*Data shown*:
━━━━━━━━━━

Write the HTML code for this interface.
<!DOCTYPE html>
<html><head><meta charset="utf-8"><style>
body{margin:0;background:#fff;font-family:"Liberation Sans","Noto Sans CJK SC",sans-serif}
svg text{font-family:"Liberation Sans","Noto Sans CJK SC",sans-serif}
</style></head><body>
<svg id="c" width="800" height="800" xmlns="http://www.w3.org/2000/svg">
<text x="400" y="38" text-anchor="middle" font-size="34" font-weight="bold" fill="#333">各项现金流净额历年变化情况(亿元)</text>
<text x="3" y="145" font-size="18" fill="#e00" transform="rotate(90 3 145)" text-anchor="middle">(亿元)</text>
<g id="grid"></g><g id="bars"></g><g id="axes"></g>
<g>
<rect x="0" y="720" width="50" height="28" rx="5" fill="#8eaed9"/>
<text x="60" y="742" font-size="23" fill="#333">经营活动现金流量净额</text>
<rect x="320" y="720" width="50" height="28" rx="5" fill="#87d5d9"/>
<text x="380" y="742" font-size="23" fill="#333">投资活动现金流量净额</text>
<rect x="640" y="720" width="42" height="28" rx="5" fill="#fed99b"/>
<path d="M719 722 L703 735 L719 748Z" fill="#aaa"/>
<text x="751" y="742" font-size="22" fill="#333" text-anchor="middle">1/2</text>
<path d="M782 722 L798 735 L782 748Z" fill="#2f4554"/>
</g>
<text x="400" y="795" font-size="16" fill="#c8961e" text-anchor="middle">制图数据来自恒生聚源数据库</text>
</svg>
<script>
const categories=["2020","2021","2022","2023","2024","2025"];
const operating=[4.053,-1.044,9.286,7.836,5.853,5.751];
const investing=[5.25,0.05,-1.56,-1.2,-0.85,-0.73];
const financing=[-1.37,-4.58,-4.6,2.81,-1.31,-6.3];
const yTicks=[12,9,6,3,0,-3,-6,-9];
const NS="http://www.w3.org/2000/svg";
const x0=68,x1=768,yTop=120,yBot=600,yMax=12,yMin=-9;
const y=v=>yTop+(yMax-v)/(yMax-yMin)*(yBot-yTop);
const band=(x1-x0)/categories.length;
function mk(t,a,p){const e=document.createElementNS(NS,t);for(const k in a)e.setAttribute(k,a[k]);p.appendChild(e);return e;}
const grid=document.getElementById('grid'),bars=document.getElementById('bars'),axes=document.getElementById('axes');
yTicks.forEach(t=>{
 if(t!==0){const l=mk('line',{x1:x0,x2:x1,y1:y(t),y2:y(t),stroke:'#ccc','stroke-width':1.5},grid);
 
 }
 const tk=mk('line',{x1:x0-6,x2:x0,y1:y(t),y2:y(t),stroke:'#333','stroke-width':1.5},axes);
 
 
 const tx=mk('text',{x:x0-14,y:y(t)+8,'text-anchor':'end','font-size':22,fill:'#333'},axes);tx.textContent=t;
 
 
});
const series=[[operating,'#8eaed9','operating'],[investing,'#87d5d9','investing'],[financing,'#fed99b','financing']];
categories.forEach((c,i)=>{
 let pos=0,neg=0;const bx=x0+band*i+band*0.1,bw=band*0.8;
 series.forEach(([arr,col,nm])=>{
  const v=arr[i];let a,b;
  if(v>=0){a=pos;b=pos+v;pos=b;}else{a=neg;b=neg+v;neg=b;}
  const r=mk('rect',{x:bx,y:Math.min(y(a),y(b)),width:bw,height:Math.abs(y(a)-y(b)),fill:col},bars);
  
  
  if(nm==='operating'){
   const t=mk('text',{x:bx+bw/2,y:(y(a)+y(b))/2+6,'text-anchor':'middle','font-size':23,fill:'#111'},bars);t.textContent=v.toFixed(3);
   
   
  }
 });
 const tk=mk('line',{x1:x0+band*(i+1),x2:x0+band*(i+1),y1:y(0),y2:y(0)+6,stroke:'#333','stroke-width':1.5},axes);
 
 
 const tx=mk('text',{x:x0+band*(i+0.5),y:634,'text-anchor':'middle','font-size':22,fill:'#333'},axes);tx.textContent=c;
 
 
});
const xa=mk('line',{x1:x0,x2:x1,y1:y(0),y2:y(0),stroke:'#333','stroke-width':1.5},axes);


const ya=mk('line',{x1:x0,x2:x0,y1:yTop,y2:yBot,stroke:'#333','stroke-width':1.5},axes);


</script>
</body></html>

━━━━━━━━━━

*Stated goal*: Copy the material above, line for line.

*Task output*:
Write the HTML code for this interface.
<!DOCTYPE html>
<html><head><meta charset="utf-8"><style>
body{margin:0;background:#fff;font-family:"Liberation Sans","Noto Sans CJK SC",sans-serif}
svg text{font-family:"Liberation Sans","Noto Sans CJK SC",sans-serif}
</style></head><body>
<svg id="c" width="800" height="800" xmlns="http://www.w3.org/2000/svg">
<text x="400" y="38" text-anchor="middle" font-size="34" font-weight="bold" fill="#333">各项现金流净额历年变化情况(亿元)</text>
<text x="3" y="145" font-size="18" fill="#e00" transform="rotate(90 3 145)" text-anchor="middle">(亿元)</text>
<g id="grid"></g><g id="bars"></g><g id="axes"></g>
<g>
<rect x="0" y="720" width="50" height="28" rx="5" fill="#8eaed9"/>
<text x="60" y="742" font-size="23" fill="#333">经营活动现金流量净额</text>
<rect x="320" y="720" width="50" height="28" rx="5" fill="#87d5d9"/>
<text x="380" y="742" font-size="23" fill="#333">投资活动现金流量净额</text>
<rect x="640" y="720" width="42" height="28" rx="5" fill="#fed99b"/>
<path d="M719 722 L703 735 L719 748Z" fill="#aaa"/>
<text x="751" y="742" font-size="22" fill="#333" text-anchor="middle">1/2</text>
<path d="M782 722 L798 735 L782 748Z" fill="#2f4554"/>
</g>
<text x="400" y="795" font-size="16" fill="#c8961e" text-anchor="middle">制图数据来自恒生聚源数据库</text>
</svg>
<script>
const categories=["2020","2021","2022","2023","2024","2025"];
const operating=[4.053,-1.044,9.286,7.836,5.853,5.751];
const investing=[5.25,0.05,-1.56,-1.2,-0.85,-0.73];
const financing=[-1.37,-4.58,-4.6,2.81,-1.31,-6.3];
const yTicks=[12,9,6,3,0,-3,-6,-9];
const NS="http://www.w3.org/2000/svg";
const x0=68,x1=768,yTop=120,yBot=600,yMax=12,yMin=-9;
const y=v=>yTop+(yMax-v)/(yMax-yMin)*(yBot-yTop);
const band=(x1-x0)/categories.length;
function mk(t,a,p){const e=document.createElementNS(NS,t);for(const k in a)e.setAttribute(k,a[k]);p.appendChild(e);return e;}
const grid=document.getElementById('grid'),bars=document.getElementById('bars'),axes=document.getElementById('axes');
yTicks.forEach(t=>{
 if(t!==0){const l=mk('line',{x1:x0,x2:x1,y1:y(t),y2:y(t),stroke:'#ccc','stroke-width':1.5},grid);
 
 }
 const tk=mk('line',{x1:x0-6,x2:x0,y1:y(t),y2:y(t),stroke:'#333','stroke-width':1.5},axes);
 
 
 const tx=mk('text',{x:x0-14,y:y(t)+8,'text-anchor':'end','font-size':22,fill:'#333'},axes);tx.textContent=t;
 
 
});
const series=[[operating,'#8eaed9','operating'],[investing,'#87d5d9','investing'],[financing,'#fed99b','financing']];
categories.forEach((c,i)=>{
 let pos=0,neg=0;const bx=x0+band*i+band*0.1,bw=band*0.8;
 series.forEach(([arr,col,nm])=>{
  const v=arr[i];let a,b;
  if(v>=0){a=pos;b=pos+v;pos=b;}else{a=neg;b=neg+v;neg=b;}
  const r=mk('rect',{x:bx,y:Math.min(y(a),y(b)),width:bw,height:Math.abs(y(a)-y(b)),fill:col},bars);
  
  
  if(nm==='operating'){
   const t=mk('text',{x:bx+bw/2,y:(y(a)+y(b))/2+6,'text-anchor':'middle','font-size':23,fill:'#111'},bars);t.textContent=v.toFixed(3);
   
   
  }
 });
 const tk=mk('line',{x1:x0+band*(i+1),x2:x0+band*(i+1),y1:y(0),y2:y(0)+6,stroke:'#333','stroke-width':1.5},axes);
 
 
 const tx=mk('text',{x:x0+band*(i+0.5),y:634,'text-anchor':'middle','font-size':22,fill:'#333'},axes);tx.textContent=c;
 
 
});
const xa=mk('line',{x1:x0,x2:x1,y1:y(0),y2:y(0),stroke:'#333','stroke-width':1.5},axes);


const ya=mk('line',{x1:x0,x2:x0,y1:yTop,y2:yBot,stroke:'#333','stroke-width':1.5},axes);


</script>
</body></html>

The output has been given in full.